Anyway, all that is not really my point. If you're curious what we've done right during this transition, and what we've done wrong, leave a comment—I'd be happy to share.


————————


My concern is, of course, baseball. Specifically, MLB.com's $100.00 ($120.00 for "Premium") internet-only-viewing package one can purchase to watch, EVERYWHERE!, any and every baseball game being played at any given time (mlb.tv). Except for one that is being played by a team in your "local market," even if that team is playing on the road, and therefore not in its local market. I live in Denver, Colorado. My local market includes the Colorado Rockies. That's my team. The team whose games I really like to watch. But the blackout restrictions prevent me from doing that, unless I am out of town.

But at least I don't live in the midwest (anymore). There are 30 teams in Major League Baseball. If I lived in my hometown of Jefferson, Iowa, I would be unable to watch games involving the Cubs, the White Sox, Milwaukee, St. Louis, Kansas City, or the Twins. If none of those teams were playing each other on a given day, that would exclude me from watching six games involving twelve teams. Nearly half of MLB would be off limits to me.

Finally, I get to that which I've set out to rail. The Blackout. I understand a home sporting event not being televised in a local market if enough tickets haven't been sold. The team wants people in the seats, and I get that. But nearly all of the Rockies games (not just home games) are televised on FSN Rocky Mountain (soon to become ROOT Sports) or ESPN or FOX, whether they sell enough seats or not. Now, I do have an antenna hooked up to my TV, so I could watch a Rockies game televised on FOX, but I am unable (unwilling might be a better term, I suppose) to watch ROOT Sports or ESPN (ESPN3 notwithstanding).

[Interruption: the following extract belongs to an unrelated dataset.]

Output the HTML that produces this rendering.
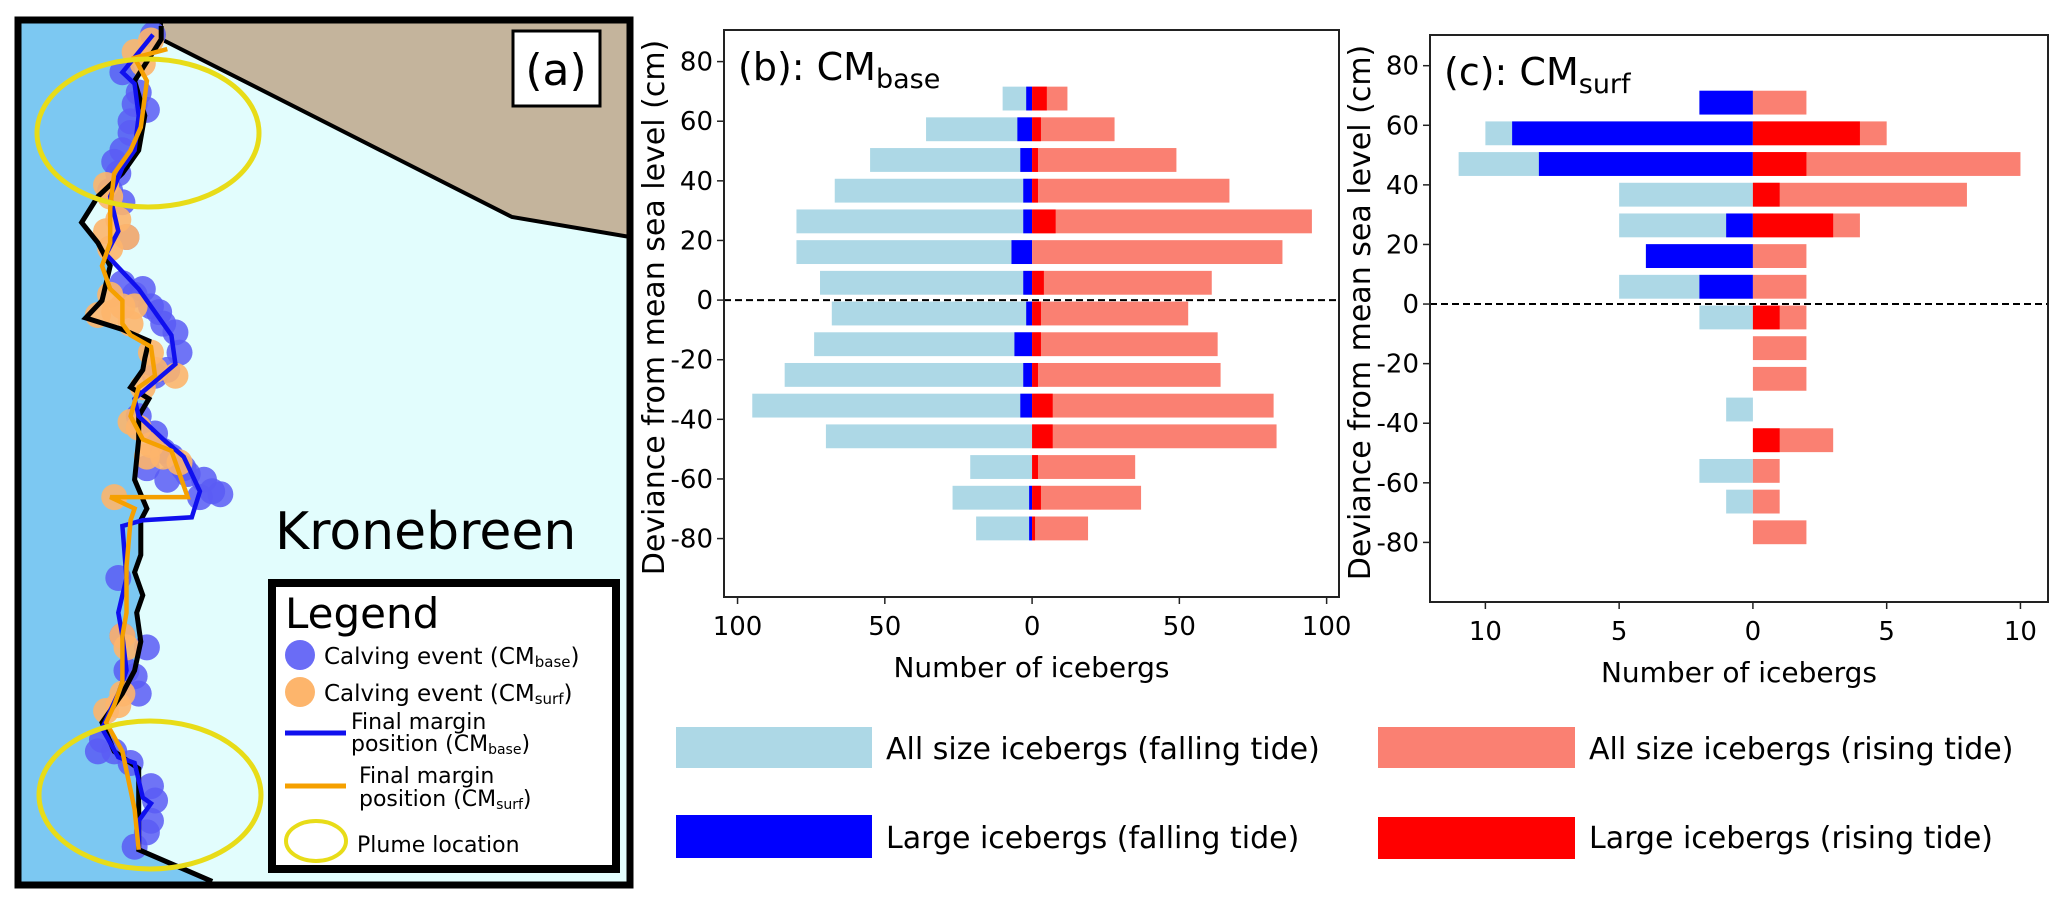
<!DOCTYPE html>
<html><head><meta charset="utf-8"><style>
html,body{margin:0;padding:0;background:#fff;width:2067px;height:907px;overflow:hidden}
svg{display:block;font-family:"DejaVu Sans","Liberation Sans",sans-serif}
</style></head><body>
<svg id="fig" width="2067" height="907" viewBox="0 0 2067 907">
 <g id="panelA">
  <rect x="18" y="20" width="612" height="865" fill="#e2fdfd"/>
  <polygon id="skyPoly" fill="#7cc8f2"/>
  <polygon points="161,20 630,20 630,237 512,217 161,39" fill="#c4b49c" stroke="#000" stroke-width="4"/>
  <g id="dotsB"></g>
  <g id="dotsS"></g>
  <polyline id="lineBlack" fill="none" stroke="#000" stroke-width="5"/>
  <polyline id="lineBlue" fill="none" stroke="#1010ee" stroke-width="4.5"/>
  <polyline id="lineOrange" fill="none" stroke="#f5a000" stroke-width="4.5"/>
  <ellipse cx="148" cy="133" rx="111" ry="74" fill="none" stroke="#e8dc18" stroke-width="5"/>
  <ellipse cx="150" cy="795" rx="111" ry="74" fill="none" stroke="#e8dc18" stroke-width="5"/>
  <rect x="18" y="20" width="612" height="865" fill="none" stroke="#000" stroke-width="7"/>
  <rect x="513" y="31" width="87" height="75" fill="#fff" stroke="#000" stroke-width="3"/>
  <text x="556" y="85" font-size="44" text-anchor="middle">(a)</text>
  <text x="275" y="549" font-size="52">Kronebreen</text>
  <g>
   <rect x="272" y="583" width="344" height="286" fill="#fff" stroke="#000" stroke-width="8"/>
   <text x="285" y="628" font-size="42">Legend</text>
   <circle cx="300" cy="655" r="15" fill="#5a5cf5" opacity="0.9"/>
   <text x="324" y="664" font-size="23">Calving event (CM<tspan font-size="15" dy="3">base</tspan><tspan dy="-3">)</tspan></text>
   <circle cx="300" cy="692" r="15" fill="#fdb56c"/>
   <text x="324" y="701" font-size="23">Calving event (CM<tspan font-size="15" dy="3">surf</tspan><tspan dy="-3">)</tspan></text>
   <line x1="285" y1="733" x2="346" y2="733" stroke="#1010ee" stroke-width="5"/>
   <text x="351" y="729" font-size="22">Final margin</text>
   <text x="351" y="751" font-size="22">position (CM<tspan font-size="14" dy="3">base</tspan><tspan dy="-3">)</tspan></text>
   <line x1="285" y1="786" x2="346" y2="786" stroke="#f5a000" stroke-width="5"/>
   <text x="359" y="783" font-size="22">Final margin</text>
   <text x="359" y="806" font-size="22">position (CM<tspan font-size="14" dy="3">surf</tspan><tspan dy="-3">)</tspan></text>
   <ellipse cx="316" cy="841" rx="30" ry="20" fill="none" stroke="#e8dc18" stroke-width="4"/>
   <text x="357" y="852" font-size="22">Plume location</text>
  </g>
 </g>
 <g id="chartB"></g>
 <g id="chartC"></g>
 <g>
  <rect x="676" y="727" width="196" height="41" fill="#add8e6"/>
  <text x="886" y="759" font-size="30">All size icebergs (falling tide)</text>
  <rect x="676" y="815" width="196" height="43" fill="#0000ff"/>
  <text x="886" y="848" font-size="30">Large icebergs (falling tide)</text>
  <rect x="1378" y="727" width="197" height="41" fill="#fa8072"/>
  <text x="1589" y="759" font-size="30">All size icebergs (rising tide)</text>
  <rect x="1378" y="817" width="197" height="42" fill="#ff0000"/>
  <text x="1589" y="848" font-size="30">Large icebergs (rising tide)</text>
 </g>
</svg>
<script>
// ---- chart data ----
const binCenters = [67.6,57.3,47.0,36.7,26.4,16.1,5.8,-4.5,-14.8,-25.1,-35.4,-45.7,-56.0,-66.3,-76.6];
const yTicks = [80,60,40,20,0,-20,-40,-60,-80];
const bAllFalling = [10,36,55,67,80,80,72,68,74,84,95,70,21,27,19];
const bLargeFalling = [2,5,4,3,3,7,3,2,6,3,4,0,0,1,1];
const bAllRising = [12,28,49,67,95,85,61,53,63,64,82,83,35,37,19];
const bLargeRising = [5,3,2,2,8,0,4,3,3,2,7,7,2,3,1];
const bXTicks = [-100,-50,0,50,100];
const bXTickLabels = ["100","50","0","50","100"];
const cAllFalling = [2,10,11,5,5,4,5,2,0,0,1,0,2,1,0];
const cLargeFalling = [2,9,8,0,1,4,2,0,0,0,0,0,0,0,0];
const cAllRising = [2,5,10,8,4,2,2,2,2,2,0,3,1,1,2];
const cLargeRising = [0,4,2,1,3,0,0,1,0,0,0,1,0,0,0];
const cXTicks = [-10,-5,0,5,10];
const cXTickLabels = ["10","5","0","5","10"];

const NS = "http://www.w3.org/2000/svg";
function mk(parent, tag, attrs, text){
  const e = document.createElementNS(NS, tag);
  for (const k in attrs) e.setAttribute(k, attrs[k]);
  if (text !== undefined) e.textContent = text;
  parent.appendChild(e); return e;
}

function drawChart(g, cfg){
  const {L,R,T,B,xmin,xmax,ymin,ymax} = cfg;
  const sx = v => L + (v - xmin) / (xmax - xmin) * (R - L);
  const sy = v => B - (v - ymin) / (ymax - ymin) * (B - T);
  const bh = 8 * (B - T) / (ymax - ymin);
  const series = [
    [cfg.allF, -1, "#add8e6", "bar-all-falling"],
    [cfg.largeF, -1, "#0000ff", "bar-large-falling"],
    [cfg.allR, 1, "#fa8072", "bar-all-rising"],
    [cfg.largeR, 1, "#ff0000", "bar-large-rising"]
  ];
  series.forEach(s => {
    binCenters.forEach((c, i) => {
      const v = s[0][i]; if (!v) return;
      const x0 = sx(0), x1 = sx(s[1] * v);
      const r = mk(g, "rect", {x: Math.min(x0,x1), y: sy(c) - bh/2, width: Math.abs(x1-x0), height: bh, fill: s[2]});
      
      
    });
  });
  const z = mk(g, "line", {x1: L, x2: R, y1: sy(0), y2: sy(0), stroke: "#000", "stroke-width": 2, "stroke-dasharray": "7,4"});
  
  
  const fr = mk(g, "rect", {x: L, y: T, width: R-L, height: B-T, fill: "none", stroke: "#222", "stroke-width": 2});
  
  
  yTicks.forEach(t => {
    const tk = mk(g, "line", {x1: L-7, x2: L, y1: sy(t), y2: sy(t), stroke: "#222", "stroke-width": 1.5});
    
    
    const tl = mk(g, "text", {x: L-11, y: sy(t)+9, "font-size": 26, "text-anchor": "end"}, String(t));
    
    
  });
  cfg.xt.forEach((t, i) => {
    const tk = mk(g, "line", {x1: sx(t), x2: sx(t), y1: B, y2: B+7, stroke: "#222", "stroke-width": 1.5});
    
    
    const tl = mk(g, "text", {x: sx(t), y: B+38, "font-size": 26, "text-anchor": "middle"}, cfg.xtl[i]);
    
    
  });
  const xt = mk(g, "text", {x: (L+R)/2, y: B+80, "font-size": 28, "text-anchor": "middle"}, "Number of icebergs");
  
  
  const yt = mk(g, "text", {x: 0, y: 0, "font-size": 30, "text-anchor": "middle", transform: `translate(${cfg.yTitleX},${(T+B)/2 - 6}) rotate(-90)`}, "Deviance from mean sea level (cm)");
  
  
  const ti = mk(g, "text", {x: L+14, y: T+50, "font-size": 38});
  
  
  ti.textContent = cfg.title + ": CM";
  const sub = mk(ti, "tspan", {"font-size": 27, dy: 8}, cfg.sub);
  
  
}

drawChart(document.getElementById("chartB"), {L:724,R:1339,T:30,B:597,xmin:-104.6,xmax:104.2,ymin:-99.6,ymax:90.6,
  allF:bAllFalling,largeF:bLargeFalling,allR:bAllRising,largeR:bLargeRising,xt:bXTicks,xtl:bXTickLabels,
  yTitleX:664,title:"(b)",sub:"base"});
drawChart(document.getElementById("chartC"), {L:1430,R:2048,T:35,B:602,xmin:-12.07,xmax:11.03,ymin:-100,ymax:90.3,
  allF:cAllFalling,largeF:cLargeFalling,allR:cAllRising,largeR:cLargeRising,xt:cXTicks,xtl:cXTickLabels,
  yTitleX:1370,title:"(c)",sub:"surf"});

// ---- panel a illustration (zoom-space coords scaled to page) ----
const SX = 0.408, SY = 0.578;
const blackPts = [[395,45],[395,68],[330,140],[355,200],[340,260],[300,300],[240,340],[200,385],[240,420],[270,460],[250,520],[210,550],[300,570],[365,590],[355,620],[350,640],[320,670],[365,690],[340,720],[340,760],[330,830],[360,880],[345,900],[345,960],[330,990],[350,1030],[335,1060],[345,1110],[330,1160],[300,1200],[250,1250],[280,1300],[340,1330],[340,1400],[340,1470],[520,1525]];
const bluePts = [[375,60],[300,125],[330,145],[340,200],[330,260],[300,290],[270,340],[290,400],[260,440],[300,470],[340,500],[380,540],[420,580],[430,630],[380,660],[330,690],[340,720],[400,760],[450,790],[490,850],[470,895],[350,900],[300,910],[310,1000],[290,1060],[300,1100],[310,1160],[290,1200],[250,1260],[290,1310],[330,1320],[350,1380],[370,1390],[340,1420],[340,1470]];
const orangePts = [[410,85],[330,100],[360,140],[345,220],[320,260],[280,300],[270,360],[270,420],[250,460],[270,500],[300,520],[300,560],[320,580],[370,600],[380,650],[340,670],[320,720],[350,760],[420,780],[460,860],[270,860],[330,880],[320,900],[310,980],[310,1060],[300,1100],[300,1180],[280,1220],[260,1250],[300,1300],[330,1400],[340,1470]];
const blueDots = [[375,60],[300,125],[330,180],[360,190],[320,230],[300,260],[280,280],[270,330],[300,350],[310,410],[300,490],[330,510],[370,530],[390,540],[430,575],[440,610],[410,640],[380,650],[340,720],[380,750],[420,790],[450,810],[500,830],[540,855],[490,860],[410,830],[360,810],[290,1000],[300,1100],[360,1120],[330,1170],[340,1200],[250,1280],[280,1300],[320,1320],[370,1360],[380,1385],[360,1440],[330,1465],[240,1300],[310,1160],[320,210],[340,160],[290,300],[350,500],[400,560],[400,780],[460,820],[520,850],[370,1420]];
const orangeDots = [[370,70],[330,90],[350,110],[260,320],[270,340],[260,400],[310,410],[270,430],[270,510],[240,545],[280,540],[330,530],[320,560],[370,610],[380,640],[430,650],[350,670],[320,730],[370,770],[400,790],[440,800],[280,860],[300,1100],[300,1200],[260,1230],[290,1220],[360,790],[290,380],[300,530],[340,740],[310,1120]];
const ptsStr = a => a.map(p => (p[0]*SX).toFixed(1)+","+(p[1]*SY).toFixed(1)).join(" ");
document.getElementById("lineBlack").setAttribute("points", ptsStr(blackPts));
document.getElementById("lineBlue").setAttribute("points", ptsStr(bluePts));
document.getElementById("lineOrange").setAttribute("points", ptsStr(orangePts));
document.getElementById("skyPoly").setAttribute("points", "18,20 161,20 " + ptsStr(blackPts) + " 18,885");
const dB = document.getElementById("dotsB");
blueDots.forEach(p => {
  const c = mk(dB, "circle", {cx: p[0]*SX, cy: p[1]*SY, r: 13, fill: "#5a5cf5", opacity: 0.85});
  
  
});
const dS = document.getElementById("dotsS");
orangeDots.forEach(p => {
  const c = mk(dS, "circle", {cx: p[0]*SX, cy: p[1]*SY, r: 13, fill: "#fdb56c", opacity: 0.9});
  
  
});
</script>
</body></html>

Why doesn't MLB.tv offer a non-blackout package? As far as I can tell, the reason for the MLB to black me out from viewing a Rockies game is that ROOT Sports makes them. Because ROOT wants me to watch it traditionally. And I just do not get that. Why can't they offer their feed to MLB.tv just like they do to Comcast, DISH, DirectTV, Cox, and others? Let me watch it on my computer, but make me watch the commercials. I won't mind. You might think me crazy, but in our new set-up, I don't see many commercials, and I actually kind of miss them. Well, some of them, anyway.

When I watch a game that I'm allowed to watch on MLB.tv, and it goes to commercial break, nine times out of ten I get a generic screen with an MLB.tv logo and the text: Commercial Break in Progress. Are you kidding me? The sponsors who advertise during Rockies games are now missing me entirely. Yeah, I know they probably don't care about one guy, but more and more people are starting to get their video this way, so it would behoove them to start worrying about it.